Actions of former Sheriff still costing Maricopa County taxpayers millions in legal fees
PHOENIX (3TV/CBS 5) - More than $200 million in taxpayer money has been spent on a class action lawsuit involving the Maricopa County Sheriff’s Office, and there’s no end in sight. It’s connected to allegations of racial profiling from former Sheriff Joe Arpaio.
Current Maricopa County Sheriff Paul Penzone promised transparency and accountability when he came into office, which the Sheriff says he’s delivered. Still, he’s been held in contempt for not coming into compliance with the lawsuit and the price tag continues to rise.
Arpaio directed his deputies to target and arrest undocumented drivers and passengers beginning in 2006. “The last I heard it’s illegal to be in this country illegally. They are criminals, let’s get that straight,” Arpaio said in response to questions about the sweep.
Those so-called “round-ups” also caught U.S. citizens and those here with legal work visas. “The Hispanic community was living in fear, and didn’t want to talk about it. So we had to find those people,” Rich Robertson, a longtime private investigator, said. Robertson said he worked with the ACLU back then to identify those who deputies stopped illegally. “We would go and interview the people that were taken into custody for various traffic offenses or got arrested at their place of employment; and we would try to get their stories,” Robertson said.
That work led to a federal class action lawsuit called Melendres v. Arpaio. A judge ordered Arpaio to stop his practices, but he didn’t. In 2013, a judge found Arpaio and the Maricopa County Sheriff’s Office guilty of criminal contempt. A court monitor was put in place to track the office’s progress in rooting out racial profiling.
Penzone inherited that work after beating Arpaio in the 2016 election. “I’m very proud of the work that we’ve done but I also have to own our failures,” Sheriff Penzone said.
Under his leadership, MCSO has come into compliance with most of the lawsuit requirements but not their internal misconduct investigations. According to the latest monitor’s report, in 2019, MCSO had a backlog of more than 1,600 cases. In 2021, it was 2,100. “At the heart of this case and this complaint is really that the backlog creates mistrust with the community. There’s no accountability,” Vanessa Pineda, an attorney with the ACLU, said.
The ACLU is a plaintiff in the Melendres case. She’s fighting for MCSO to come into full compliance. “He keeps seeing it as a problem that was created by Sheriff Joe Arpaio but it continues to be his responsibility,” Pineda said. “The problem is the complexity of what’s expected of this office, unlike any other agency in the nation that we investigate every case whether it’s anonymous, whether there is a complainant, whether the person you’re accusing is a current employee, a former employee or a deceased employee,” Sheriff Penzone said.

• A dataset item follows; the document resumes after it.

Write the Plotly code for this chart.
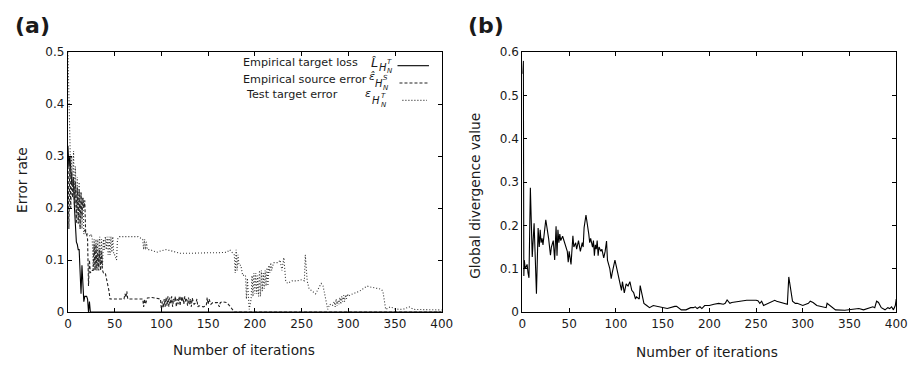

These types of investigations are supposed to take 85 days. But the monitor’s report found in January 2022, it took 650 days. As of July 2022, that dropped to 562 days. Arizona’s Family Investigates asked if priority is given to the more serious cases. “My responsibility is to make sure if any employee in the organization is accused of a serious offense and it involves public trust or a threat to the community they’re going to be taken out of that position and put on administrative leave,” Sheriff Penzone said.
In November, Sheriff Penzone was held in contempt. The judge said MSCO wasn’t doing enough to reduce the backlog. He faced $1.1 million in additional fines if MCSO didn’t hire seven more investigators. Penzone said that’s been done and now there is 39 total.
Arizona’s Family Investigates asked the sheriff about the cost of the lawsuit and if the money could have been better spent. He agreed with that sentiment. Under the court order, the Sheriff’s Office has contracted a consulting firm to study how best to reduce the backlog and determine the proper staffing levels. “Do I need more bodies? Heck yeah. How they’re deployed in the organization though I would like to have the final say because I’m the guy who has the final accountability,” Penzone said.
Sheriff Penzone said he plans to appeal the contempt ruling. He has until mid-April to explain his case. Penzone said he’s committed to full compliance but couldn’t say how many more months or years it will take. As for Arpaio, former President Donald Trump pardoned him in 2017.